Wolfsburg are set to play Bayern Munich in the Bundesliga’s first game of 2015 in just over two weeks time. It should have been a chance for Junior Malanda to make up for what happened on the opening day of the campaign in Munich.
It seemed meaningful at the time in August when Malanda, yards from goal with Wolfsburg 2-1 down at champions Bayern, didn’t put a ball into a net. It seemed meaningful again when Malanda missed from a similar distance against Eintracht Frankfurt a week later. It all became utterly meaningless on Saturday afternoon when 20-year-old Junior Malanda passed away.
What should shape the memory of Malanda though is how he reacted to such a situation. A man by the name of Epictetus, a Greek philosopher in fact, once said: “It’s not what happens to you but how you react to it that matters.” That was the approach he took after the Bayern game, saying: “I can only learn from it. I’ll hold my head high. I need to stay focused.”
A few weeks later, he told kicker: “All I can do now is laugh about it,” as he showed the sort of attitude that had allowed him to make it to one of the top clubs in Germany by the age of 19.The belief placed in him and the potential seen in him by his current club Wolfsburg was such that the young Belgian was handed a five year contract when he signed back in the summer of 2013, having played just a single season of senior football.
He hadn’t merely played though. Malanda had made a significant contribution to Zulte Waregem’s best ever finish as they came second in the Belgian top flight in 2013. Malanda made his debut at the start of the campaign aged 17 as the midfielder then proceeded to carve out a reputation as one of the division’s most promising players. He rejoined Zulte Waregem for a spell on loan after his permanent switch to Wolfsburg was sealed. Then, just over a year ago, he was presented to the media at the club’s training camp in Abu Dhabi.
Back then, in an interview with German newspaper WAZ, he spoke of what he wanted to achieve with the club. Malanda’s response though to what he did in his spare time brings home just how tragic his passing on Saturday was – because just like a lot of 20-year-old guys, he enjoyed playing on his PlayStation, watching films and seeing his mates.
That Junior Malanda was a footballer has brought publicity to this tragedy. “Belgian football has lost one of its great hopes,” were the words of national team coach Marc Wilmots in the wake of his passing.
And yet for all that Junior Malanda could do and indeed did do with a ball, it is difficult to move away from the central fact that a 20-year-old has passed away in such sudden and unexpected circumstances – the tragedy of which is epitomised by the words used by his teammates and friends to describe it.
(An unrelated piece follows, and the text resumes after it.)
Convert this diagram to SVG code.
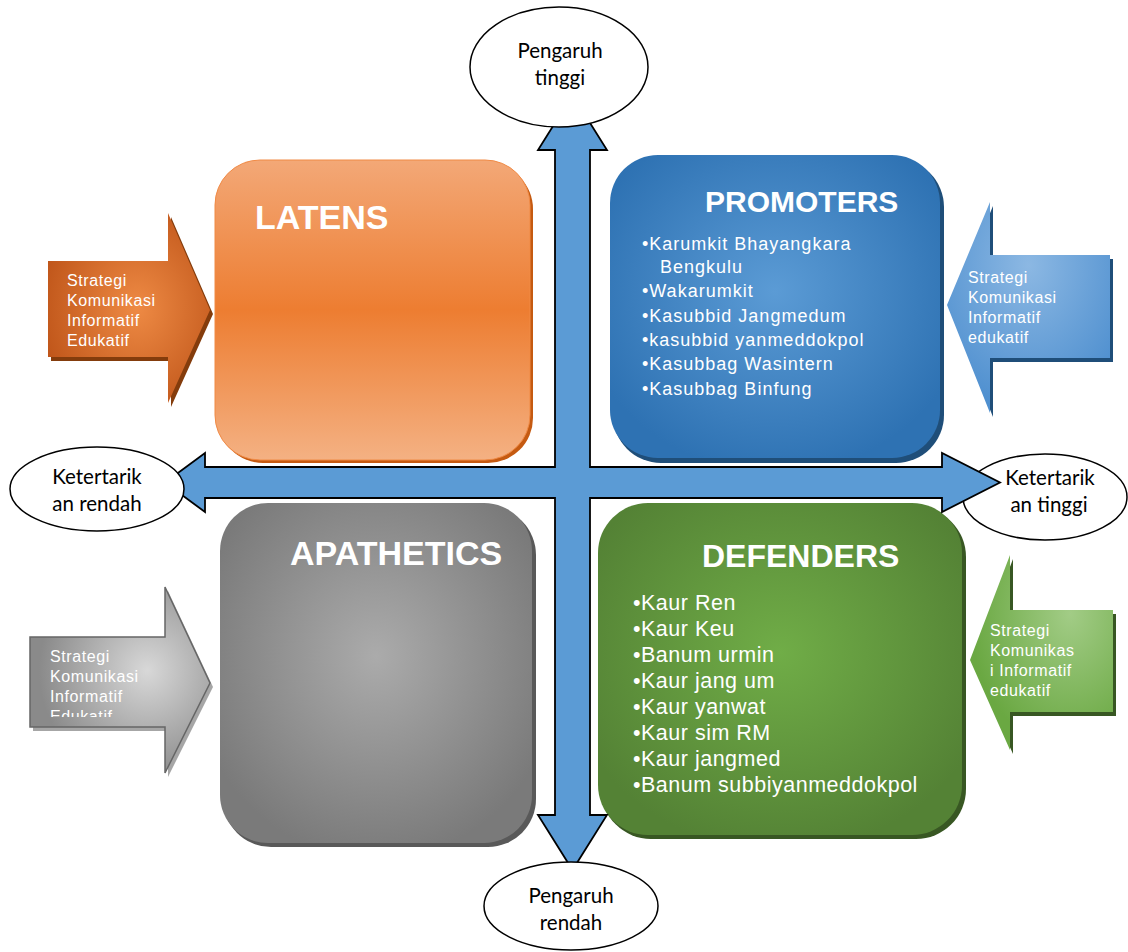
<svg xmlns="http://www.w3.org/2000/svg" width="1128" height="952" viewBox="0 0 1128 952">
<style>
.ell{fill:#fff;stroke:#000;stroke-width:1.5}
.elt{font-family:Lato,"Open Sans",sans-serif;font-size:20.5px;fill:#000;text-anchor:middle}
.title{font-family:"Liberation Sans",Arial,sans-serif;font-weight:bold;fill:#fff}
.list{font-family:"Liberation Sans",Arial,sans-serif;fill:#fff}
.side{font-family:"Liberation Sans",Arial,sans-serif;font-size:16px;fill:#fff;letter-spacing:0.6px}
</style>
<defs>
<linearGradient id="gOr" x1="0" y1="0" x2="0" y2="1">
<stop offset="0" stop-color="#F3A877"/><stop offset="0.5" stop-color="#ED7D31"/><stop offset="1" stop-color="#F4B183"/>
</linearGradient>
<radialGradient id="gBl" cx="0.5" cy="0.45" r="0.6">
<stop offset="0" stop-color="#5B9BD5"/><stop offset="1" stop-color="#2E72B3"/>
</radialGradient>
<radialGradient id="gGr" cx="0.5" cy="0.45" r="0.6">
<stop offset="0" stop-color="#ABABAB"/><stop offset="1" stop-color="#7A7A7A"/>
</radialGradient>
<radialGradient id="gGn" cx="0.5" cy="0.45" r="0.6">
<stop offset="0" stop-color="#70AD47"/><stop offset="1" stop-color="#548235"/>
</radialGradient>
<radialGradient id="aOr" cx="0.55" cy="0.5" r="0.6">
<stop offset="0" stop-color="#EE8A44"/><stop offset="1" stop-color="#C0561A"/>
</radialGradient>
<radialGradient id="aBl" cx="0.5" cy="0.3" r="0.7">
<stop offset="0" stop-color="#8CB8E3"/><stop offset="1" stop-color="#4E8FCF"/>
</radialGradient>
<radialGradient id="aGr" cx="0.65" cy="0.45" r="0.6">
<stop offset="0" stop-color="#D8D8D8"/><stop offset="1" stop-color="#8A8A8A"/>
</radialGradient>
<radialGradient id="aGn" cx="0.7" cy="0.3" r="0.7">
<stop offset="0" stop-color="#A2CC86"/><stop offset="1" stop-color="#6AA842"/>
</radialGradient>
<clipPath id="clipGray"><rect x="30" y="630" width="140" height="87"/></clipPath>
</defs>

<g id="side-latens">
<polygon points="51,265 171,265 171,217 213,314 171,407 171,361 51,361" fill="#843C0C"/>
<polygon points="48,261 168,261 168,213 210,310 168,403 168,357 48,357" fill="url(#aOr)"/>
<text class="side"><tspan x="67" y="286">Strategi</tspan><tspan x="67" y="306">Komunikasi</tspan><tspan x="67" y="326">Informatif</tspan><tspan x="67" y="346">Edukatif</tspan></text>
</g>

<g id="side-promoters">
<polygon points="950,309 993,206 993,259 1113,259 1113,362 993,362 993,417" fill="#1F4E79"/>
<polygon points="947,305 990,202 990,255 1110,255 1110,358 990,358 990,413" fill="url(#aBl)"/>
<text class="side"><tspan x="968" y="283">Strategi</tspan><tspan x="968" y="303">Komunikasi</tspan><tspan x="968" y="323">Informatif</tspan><tspan x="968" y="343">edukatif</tspan></text>
</g>

<g id="side-apathetics">
<polygon points="33,641 168,641 168,591 213,687 168,777 168,731 33,731" fill="#A6A6A6"/>
<polygon points="30,637 165,637 165,587 210,683 165,773 165,727 30,727" fill="url(#aGr)" stroke="#666" stroke-width="1.5"/>
<text class="side" clip-path="url(#clipGray)" fill="#F2F2F2"><tspan x="50" y="662">Strategi</tspan><tspan x="50" y="682">Komunikasi</tspan><tspan x="50" y="702">Informatif</tspan><tspan x="50" y="722">Edukatif</tspan></text>
</g>

<g id="side-defenders">
<polygon points="973,664 1013,559 1013,614 1116,614 1116,716 1013,716 1013,754" fill="#385723"/>
<polygon points="970,660 1010,555 1010,610 1113,610 1113,712 1010,712 1010,750" fill="url(#aGn)"/>
<text class="side"><tspan x="990" y="636">Strategi</tspan><tspan x="990" y="656">Komunikas</tspan><tspan x="990" y="676">i Informatif</tspan><tspan x="990" y="696">edukatif</tspan></text>
</g>

<g id="latens">
<rect x="218" y="164" width="315" height="299" rx="45" fill="#C55A11"/>
<rect x="215" y="160" width="315" height="300" rx="45" fill="url(#gOr)" stroke="#F08A45" stroke-width="1"/>
<text class="title" x="255" y="229" font-size="34">LATENS</text>
</g>

<g id="promoters">
<rect x="613" y="159" width="331" height="304" rx="48" fill="#1F4E79"/>
<rect x="610" y="155" width="330" height="303" rx="48" fill="url(#gBl)"/>
<text class="title" x="705" y="212" font-size="30">PROMOTERS</text>
<text class="list" font-size="18" letter-spacing="1">
<tspan x="642" y="250">•Karumkit Bhayangkara</tspan>
<tspan x="660" y="273">Bengkulu</tspan>
<tspan x="642" y="297">•Wakarumkit</tspan>
<tspan x="642" y="322">•Kasubbid Jangmedum</tspan>
<tspan x="642" y="346">•kasubbid yanmeddokpol</tspan>
<tspan x="642" y="370">•Kasubbag Wasintern</tspan>
<tspan x="642" y="395">•Kasubbag Binfung</tspan>
</text>
</g>

<g id="apathetics">
<rect x="223" y="507" width="313" height="340" rx="48" fill="#595959"/>
<rect x="220" y="503" width="312" height="340" rx="48" fill="url(#gGr)"/>
<text class="title" x="290" y="565" font-size="34">APATHETICS</text>
</g>

<g id="defenders">
<rect x="601" y="507" width="365" height="332" rx="50" fill="#385723"/>
<rect x="598" y="503" width="364" height="332" rx="50" fill="url(#gGn)"/>
<text class="title" x="702" y="567" font-size="32">DEFENDERS</text>
<text class="list" font-size="21.5" letter-spacing="0.5">
<tspan x="633" y="610">•Kaur Ren</tspan>
<tspan x="633" y="636">•Kaur Keu</tspan>
<tspan x="633" y="662">•Banum urmin</tspan>
<tspan x="633" y="688">•Kaur jang um</tspan>
<tspan x="633" y="714">•Kaur yanwat</tspan>
<tspan x="633" y="740">•Kaur sim RM</tspan>
<tspan x="633" y="766">•Kaur jangmed</tspan>
<tspan x="633" y="792">•Banum subbiyanmeddokpol</tspan>
</text>
</g>

<g id="ketertarik-tinggi">
<ellipse class="ell" cx="1045" cy="497" rx="82" ry="43"/>
</g>

<g id="connectors">
<polygon points="572.5,95 607,150 590,150 590,467 942,467 942,453 1000,482.5 942,512 942,498 590,498 590,815 607,815 572.5,870 538,815 555,815 555,498 205,498 205,512 165,482.5 205,453 205,467 555,467 555,150 538,150" fill="#5B9BD5" stroke="#000" stroke-width="1.8" stroke-linejoin="miter"/>
</g>

<g id="ketertarik-tinggi-label">
<text class="elt"><tspan x="1050" y="485">Ketertarik</tspan><tspan x="1049" y="512">an tinggi</tspan></text>
</g>

<g id="pengaruh-tinggi">
<ellipse class="ell" cx="559" cy="67" rx="89" ry="60"/>
<text class="elt"><tspan x="560" y="58">Pengaruh</tspan><tspan x="560" y="85">tinggi</tspan></text>
</g>

<g id="pengaruh-rendah">
<ellipse class="ell" cx="571" cy="906" rx="87" ry="44"/>
<text class="elt"><tspan x="571" y="903">Pengaruh</tspan><tspan x="571" y="930">rendah</tspan></text>
</g>

<g id="ketertarik-rendah">
<ellipse class="ell" cx="97" cy="489" rx="87" ry="42"/>
<text class="elt"><tspan x="97" y="484">Ketertarik</tspan><tspan x="97" y="511">an rendah</tspan></text>
</g>
</svg>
“So strange to hear your friend in the morning and then hear this news. Lost a great friend way too early,” said teammate Kevin De Bruyne.
“Not only a great player, but a great person… Your kind heart was rare and special,” said another teammate, Nicklas Bendtner.
Then, there was Everton striker Romelu Lukaku, who grew up with Malanda.
“I love you my brother. Junior, why you are my brother….my brother, one of my only and unique friends, I cannot believe you are not there anymore.”
Thorgan Hazard played alongside him at Zulte Waregem in Malanda’s first full season as a professional, helping to drive the club to a lofty position. They connected both off the pitch and on it. The last goal Malanda scored for the club before he signed with Wolfsburg was assisted by Hazard. His current team Borussia Mönchengladbach said on Saturday evening that Hazard had lost his best friend. Hazard himself said: “Whyyyyy??? I love you brooo.”
And then there was journalist Philip Harmeling. Malanda had told him only a few weeks ago: “2015 will be my year, I’ll do anything to be the best footballer and win trophies.” For all the determination and character reflected in this young man, the devastating poignancy is that Junior Malanda won’t have the chance to fulfil his potential as he would have liked.